Published 2 years ago

Virgil Griffith, a former developer of the cryptocurrency Ethereum, was sentenced to five years and three months in a United States prison this week for reportedly helping North Korea learn about blockchain technology.

Prosecutors said a talk that Griffith gave to the North Koreans in 2019 and the assistance he offered them in setting up cryptocurrency wallets may have helped the North Korean nuclear program. Griffith, who confessed during the sentencing hearing that he was "obsessed" with North Korea and regretted his actions, originally asked for a shorter sentence but that request was denied.


Virgil Griffith traveled to North Korea in April 2019 despite the FBI warning him not to go, according to documents from the U.S. Department of Justice. He presented at the Pyongyang Cryptocurrency Conference and answered questions from members of the North Korean government about how to evade U.S. and South Korean sanctions using cryptocurrency.

During his time in North Korea, according to a Coindesk article written by someone else who also attended the cryptocurrency conference, Griffith drank wine out of a bottle with a dead snake in it (a North Korean speciality, apparently) and regaled his hosts with a karaoke version of R.E.M.'s "Losing My Religion." According to court documents, Griffith was also photographed at the conference pointing at a whiteboard with the phrase "No sanctions" and a smiley face written on it.


Griffith, who was prominent in the Ethereum Foundation and was involved in other high-profile projects such as the original Tor browser and WikiSearch, at first defended himself by making reference to his philosophy about cryptocurrency as a decentralized, totally free and transparent kind of finance that should (in principle) be available for everybody.


Some commentators pointed out what they saw as a double standard in the United States governments' prosecution of sanctions violations.

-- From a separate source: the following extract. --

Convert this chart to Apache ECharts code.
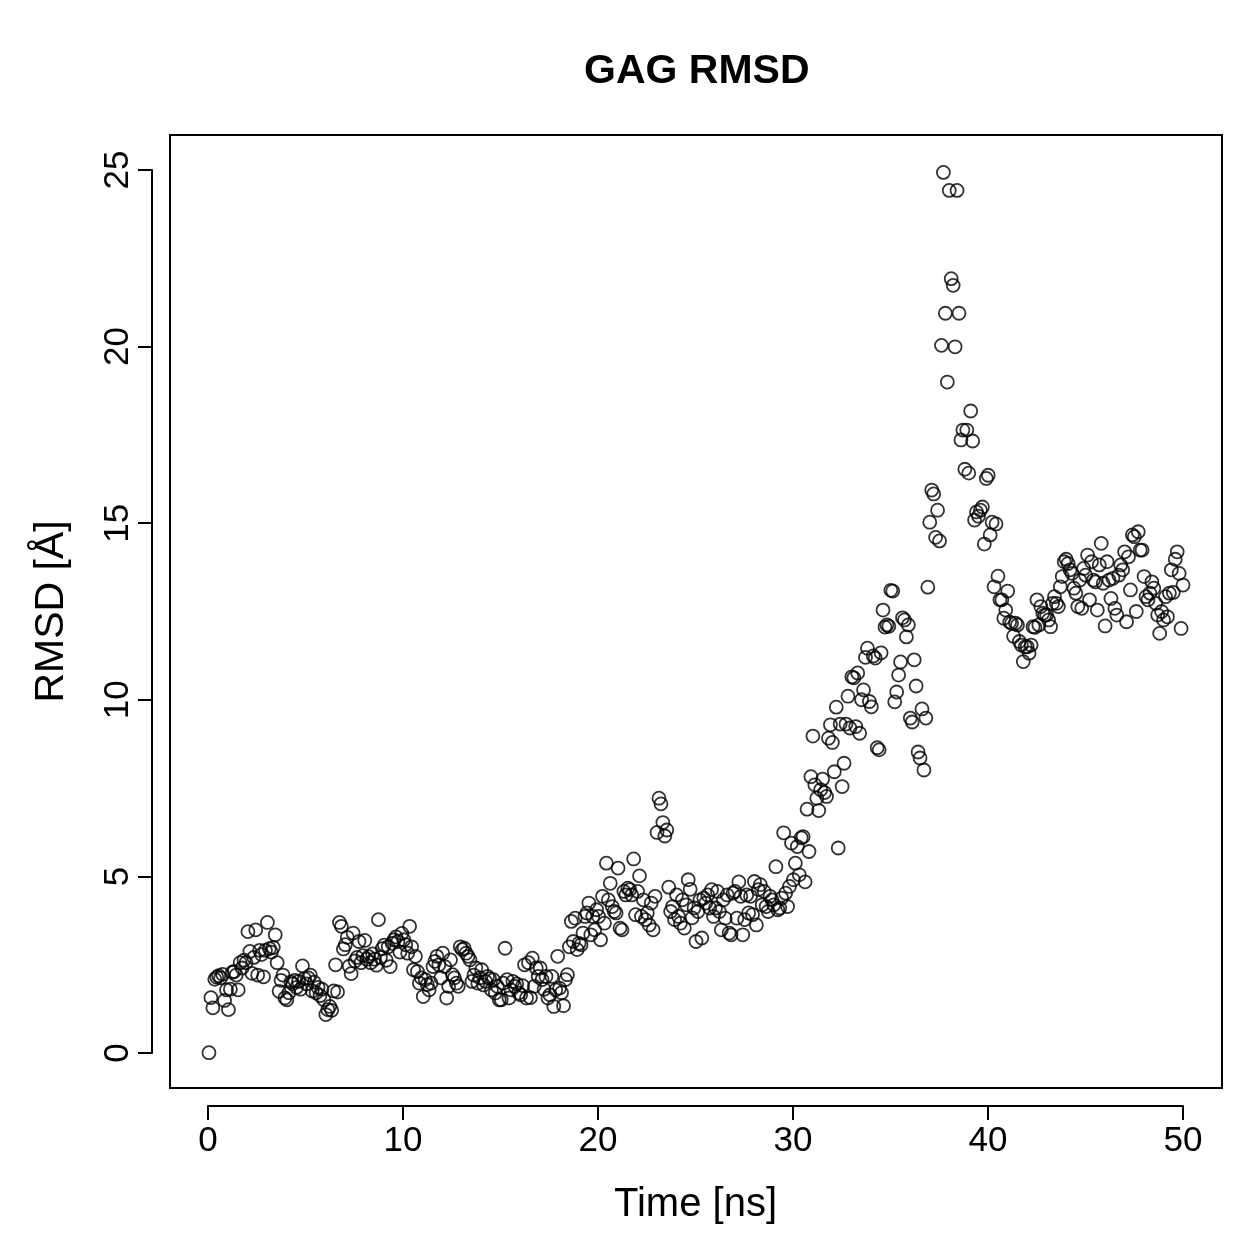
<!DOCTYPE html>
<html>
<head>
<meta charset="utf-8">
<script src="https://cdn.jsdelivr.net/npm/echarts@6/dist/echarts.min.js"></script>
<style>
  html, body { margin: 0; background: #fff; }
  #chart { width: 1259px; height: 1259px; }
</style>
</head>
<body>
<div id="chart"></div>
<script>
// RMSD [Å] sampled every 0.1 ns
const timeStep = 0.1;
const rmsd0to10 = [
  0.00, 1.56, 1.27, 2.08, 2.14, 2.18, 2.12, 2.22, 1.48, 1.78,
  1.22, 1.80, 2.28, 2.30, 2.20, 1.78, 2.55, 2.40, 2.62, 2.55,
  3.43, 2.87, 2.25, 2.70, 3.48, 2.20, 2.90, 2.78, 2.15, 2.90,
  3.69, 2.95, 2.85, 2.98, 3.34, 2.55, 1.74, 2.05, 2.20, 1.55,
  1.50, 1.70, 2.00, 1.95, 2.05, 1.85, 2.02, 1.80, 2.46, 2.10,
  1.95, 2.12, 2.20, 1.75, 2.00, 1.70, 1.85, 1.62, 1.80, 1.50,
  1.08, 1.22, 1.31, 1.20, 1.75, 2.49, 1.72, 3.69, 3.58, 2.94,
  3.06, 3.27, 2.45, 2.24, 3.39, 2.60, 2.70, 3.15, 2.55, 2.75,
  3.18, 2.65, 2.72, 2.55, 2.80, 2.65, 2.48, 3.77, 2.70, 2.95,
  3.05, 2.62, 3.00, 2.44, 3.10, 3.20, 3.28, 3.15, 2.85, 3.38
];
const rmsd10to20 = [
  3.20, 3.06, 2.82, 3.58, 3.00, 2.35, 2.73, 2.30, 1.97, 2.12,
  1.59, 2.07, 1.93, 1.78, 1.97, 2.44, 2.59, 2.73, 2.49, 2.12,
  2.82, 2.44, 1.55, 1.88, 2.63, 2.21, 2.12, 1.97, 1.88, 3.00,
  2.92, 2.96, 2.82, 2.73, 2.63, 2.02, 2.20, 2.40, 1.97, 2.12,
  2.35, 1.92, 2.02, 2.16, 2.10, 1.78, 2.07, 1.69, 1.88, 1.50,
  1.50, 1.97, 2.96, 2.07, 1.55, 1.78, 2.02, 1.88, 1.95, 1.69,
  1.64, 1.90, 2.49, 1.55, 2.55, 1.56, 2.68, 1.88, 2.40, 2.16,
  2.40, 2.07, 1.80, 2.16, 1.55, 1.64, 2.16, 1.31, 1.78, 2.73,
  1.83, 1.70, 1.33, 2.07, 2.21, 3.00, 3.72, 3.15, 3.81, 2.92,
  3.10, 3.06, 3.39, 3.86, 3.96, 4.24, 3.34, 3.86, 3.48, 4.05
];
const rmsd20to30 = [
  3.86, 3.20, 4.43, 3.67, 5.37, 4.33, 4.80, 4.14, 4.00, 3.96,
  5.23, 3.53, 3.48, 4.57, 4.47, 4.66, 4.62, 4.47, 5.49, 3.91,
  4.57, 5.01, 3.86, 4.33, 3.77, 3.96, 3.62, 4.24, 3.48, 4.43,
  6.24, 7.21, 7.05, 6.52, 6.14, 6.31, 4.69, 4.00, 4.14, 3.77,
  4.47, 3.86, 3.67, 4.33, 3.53, 4.19, 4.90, 4.63, 3.82, 4.10,
  3.15, 4.00, 4.33, 3.25, 4.38, 4.24, 4.47, 4.10, 4.62, 3.86,
  4.10, 4.57, 4.00, 3.48, 4.33, 3.81, 4.47, 3.39, 3.34, 4.52,
  4.57, 3.81, 4.84, 4.43, 3.34, 3.77, 4.47, 3.96, 4.43, 3.91,
  4.85, 3.62, 4.62, 4.76, 4.19, 4.57, 4.14, 4.00, 4.43, 4.33,
  4.19, 5.27, 4.05, 4.10, 4.38, 6.23, 4.52, 4.14, 4.71, 5.94
];
const rmsd30to40 = [
  4.90, 5.37, 5.84, 5.04, 6.09, 6.12, 4.84, 6.90, 5.70, 7.82,
  8.97, 7.59, 7.21, 6.86, 7.45, 7.75, 7.37, 7.26, 8.91, 9.29,
  8.79, 7.96, 9.79, 5.80, 9.31, 7.54, 8.20, 9.31, 10.10, 9.20,
  10.65, 10.62, 9.24, 10.76, 9.05, 10.00, 10.28, 11.20, 11.46, 9.95,
  9.80, 11.24, 11.18, 8.64, 8.58, 11.33, 12.54, 12.06, 12.12, 12.08,
  13.10, 13.08, 9.94, 10.22, 10.70, 11.07, 12.32, 12.26, 11.78, 12.12,
  9.48, 9.37, 11.13, 10.39, 8.52, 8.35, 9.74, 8.01, 9.48, 13.19,
  15.03, 15.94, 15.83, 14.60, 15.37, 14.50, 20.04, 24.94, 20.95, 19.00,
  24.43, 21.93, 21.74, 20.00, 24.43, 20.95, 17.36, 17.64, 16.53, 17.64,
  16.42, 18.18, 17.33, 15.09, 15.32, 15.20, 15.37, 15.46, 14.41, 16.27
];
const rmsd40to50 = [
  16.36, 14.67, 15.03, 13.20, 14.98, 13.50, 12.83, 12.83, 12.31, 12.54,
  13.08, 12.20, 12.17, 11.80, 12.17, 12.12, 11.65, 11.55, 11.08, 11.50,
  11.50, 11.32, 11.55, 12.07, 12.05, 12.83, 12.12, 12.64, 12.45, 12.40,
  12.40, 12.26, 12.07, 12.73, 12.92, 12.73, 12.64, 13.20, 13.49, 13.91,
  13.98, 13.86, 13.68, 13.58, 13.16, 13.02, 12.64, 13.39, 12.59, 13.72,
  13.53, 14.10, 12.83, 13.91, 13.39, 13.34, 12.54, 13.82, 14.43, 13.30,
  12.09, 13.91, 13.39, 12.87, 13.44, 12.59, 12.40, 13.53, 13.82, 13.68,
  14.19, 12.21, 14.05, 13.11, 14.67, 14.62, 12.50, 14.76, 14.24, 14.24,
  13.49, 12.92, 12.83, 13.02, 13.34, 13.16, 12.73, 12.40, 11.88, 12.50,
  12.26, 12.92, 12.35, 13.02, 13.68, 13.04, 13.98, 14.19, 13.58, 12.02,
  13.25
];

const rmsd = [].concat(rmsd0to10, rmsd10to20, rmsd20to30, rmsd30to40, rmsd40to50);
const points = rmsd.map((v, i) => [+(i * timeStep).toFixed(1), v]);

const font = '"Liberation Sans", Arial, Helvetica, sans-serif';

const chart = echarts.init(document.getElementById('chart'));

chart.setOption({
  animation: false,
  backgroundColor: '#fff',
  textStyle: { fontFamily: font, color: '#000' },
  title: {
    text: 'GAG RMSD',
    left: 579,
    top: 46,
    textStyle: { fontFamily: font, fontSize: 41, fontWeight: 'bold', color: '#000' }
  },
  grid: [
    // plot box (data region, R-style 4% padding)
    {
      left: 170, right: 37, top: 135, bottom: 171,
      show: true, borderColor: '#000', borderWidth: 2,
      backgroundColor: 'transparent'
    },
    // axes spanning only the tick range, detached from the box
    { left: 208, right: 76, top: 170, bottom: 206 }
  ],
  xAxis: [
    { gridIndex: 0, type: 'value', min: -2, max: 52, show: false },
    {
      gridIndex: 1, type: 'value', min: 0, max: 50, interval: 10,
      offset: 53,
      name: 'Time [ns]', nameLocation: 'middle', nameGap: 79,
      nameTextStyle: { fontFamily: font, fontSize: 40, color: '#000' },
      axisLine: { show: true, onZero: false, lineStyle: { color: '#000', width: 2 } },
      axisTick: { show: true, length: 14, lineStyle: { color: '#000', width: 2 } },
      axisLabel: { fontFamily: font, fontSize: 35, color: '#000', margin: 18 },
      splitLine: { show: false }
    }
  ],
  yAxis: [
    { gridIndex: 0, type: 'value', min: -1, max: 26, show: false },
    {
      gridIndex: 1, type: 'value', min: 0, max: 25, interval: 5,
      offset: 56,
      name: 'RMSD [Å]', nameLocation: 'middle', nameGap: 80, nameRotate: 90,
      nameTextStyle: { fontFamily: font, fontSize: 41, color: '#000' },
      axisLine: { show: true, onZero: false, lineStyle: { color: '#000', width: 2 } },
      axisTick: { show: true, length: 14, lineStyle: { color: '#000', width: 2 } },
      axisLabel: { fontFamily: font, fontSize: 35, color: '#000', margin: 16, rotate: 90 },
      splitLine: { show: false }
    }
  ],
  series: [
    {
      type: 'scatter',
      xAxisIndex: 0,
      yAxisIndex: 0,
      data: points,
      symbol: 'circle',
      symbolSize: 13,
      itemStyle: { color: 'rgba(0,0,0,0)', borderColor: '#000', borderWidth: 1.8 },
      emphasis: { disabled: true }
    }
  ]
});
</script>
</body>
</html>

A sanction against a foreign entity or individual bars American citizens from doing business with them, but TD Bank and people working there received a fine for North Korea sanction violations, while Virgil Griffith received prison time.


More than a few people on Twitter also noticed that Virgil Griffith's name is, in fact, Virgil Griffith — a fact which, to them, was humorous.


Part of the judge's reasoning for handing down such a harsh sentence is that Griffith's promotion of cryptocurrency as a sanctions evasion tool poses a threat to American foreign policy. Since the U.S. relies on economic sanctions as a tool on the international stage (most recently in the Russia-Ukraine war, for example). Griffith's sharing of knowledge about how to avoid sanctions decreases the effectiveness of that tool.